How to Convince Viewers to “Click Here”
A Web Designer is charged with the heady task of creating a work that will bring the client business, and provide the end-user the greatest value possible. There are numerous ways to go about this, though the big five concepts to remember are: Originality, Confirmation, Readability, Usefulness, and the Ability to Entertain.
When you look for something online, what would you select? Would it be the document telling the ten most common ways to handle a problem, regurgitated across a dozen sites? Or will you read the article by the business owner describing the best way to handle a problem, with proof of the effectiveness of the solution? Which one says, “Click Here?”
It will be the one telling the unique story, that of the business owner. By providing a unique take on a problem, you give the reader incentive to click on the link and read the article.
Confirm the Facts
Regardless of how interesting a document can be, it is worthless if it does not provide the readers proof that the material and solutions discussed is factual. With anyone capable of creating information for dissemination on the web, the viewer has a special place in the “Click Here” part of his brain for articles with plenty of sources backing up the claims made.
The most informative document in the world is ultimately useless of the reader is not capable of understanding a single word within it.
This goes beyond the basics of grammar and punctuation. It encompasses vernacular and local dialects that might make sense for the writer, but not for anyone else.
Which article title makes more sense, “Horizontal Drilling Increases Yields By Twenty Percent,” or “Expansion of Drilling Processes to Include Lateral Lines To Access Previously Locked Raw Product?” The first one tempts the casual reader to “click here.” The last scares the viewer away.

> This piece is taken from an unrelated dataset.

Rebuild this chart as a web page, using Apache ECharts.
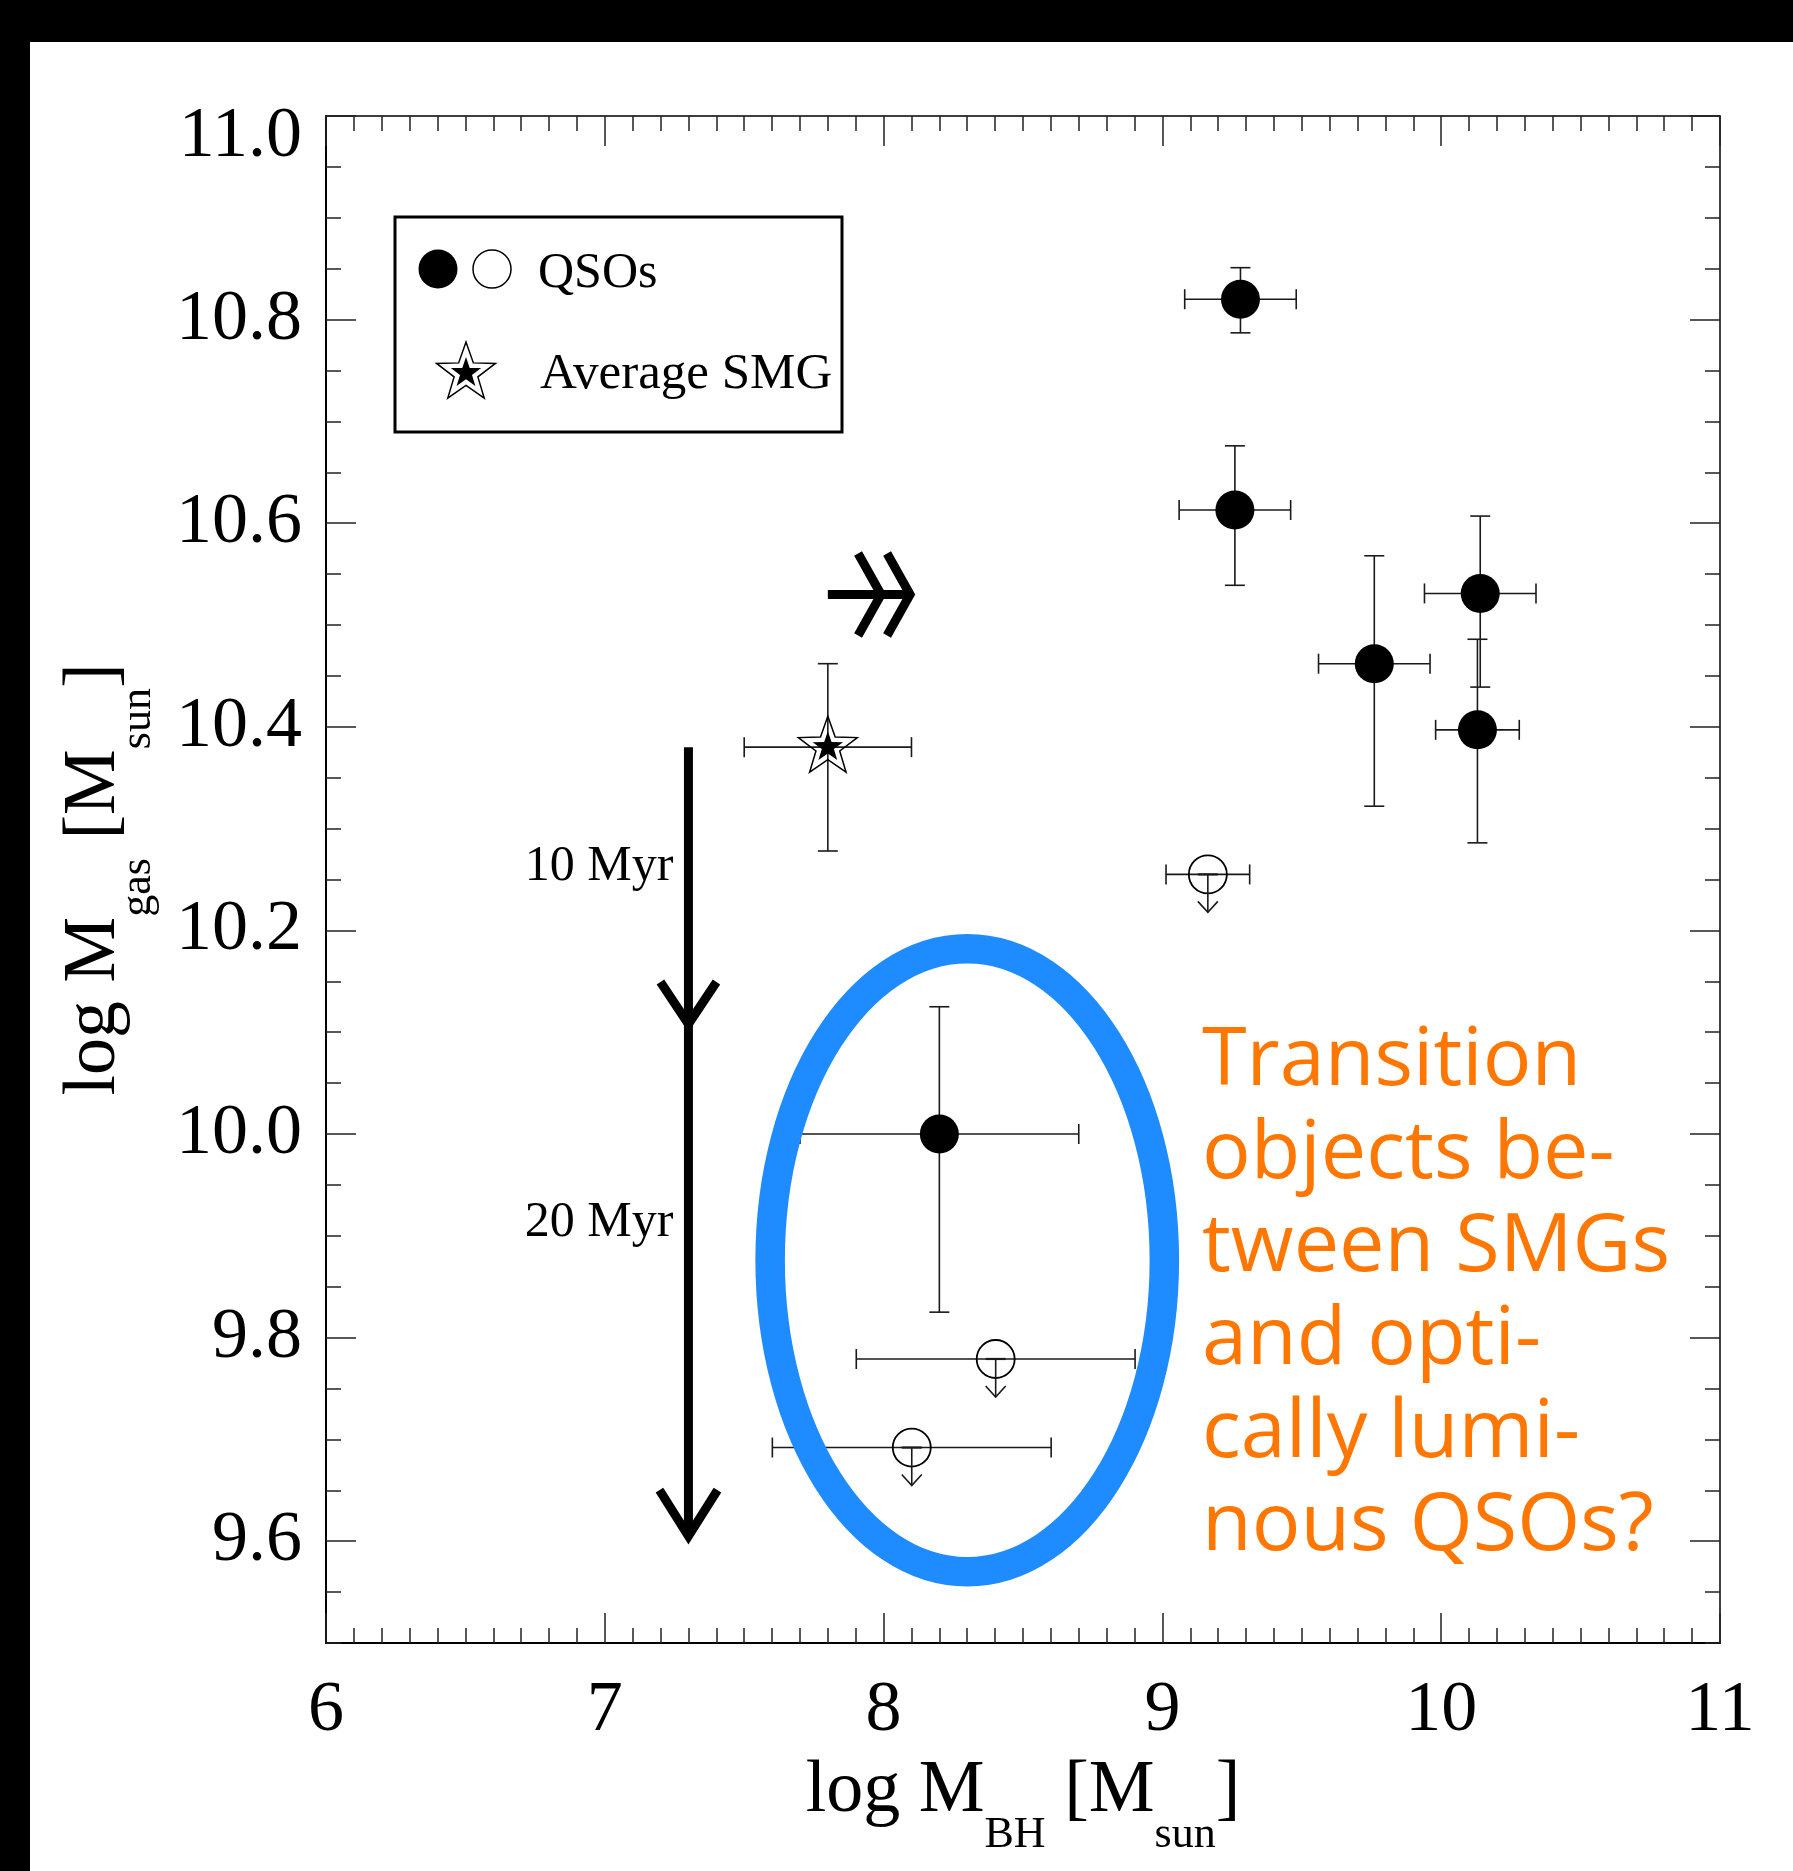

The average person looks for material to help solve a particular issue. Ideally the writer understands what the problem is and creates a solution to it.
Beyond that, it is vital for the article to reference the issue frequently enough for search engines to pick up on the purpose of the article Search Engine Optimization is critical for most web developers in this day and age, since organic growth of your website can only help so much.
No one wants to read something that will make them cry. Unless the tears comes from laughter, they should not be shed.
A joke or two, appropriately placed and pertaining to the topic, goes a long way to building a sense of rapport between the reader and the writer. Over time, if the readers view the writer as someone worthy of trust and a laugh, the writer’s name becomes an asset to the site. The name will be the trigger to convince people to “click here.”
Providing material that matches these five criteria is an interesting challenge for even the most seasoned of writers. It is often a task that is handled without the care that it deserves. But, by breaking down the desired product into these five basic categories, it becomes possible to easily create something that the viewer will greatly appreciate, and come back to the site for more.
An article is only as valuable as the material that comprises it, and is the client’s greatest asset when it comes to bringing people to the website. I have long since learned that any article that makes a point of incorporating the points listed above will have a greater chance achieving success for the client and the reader.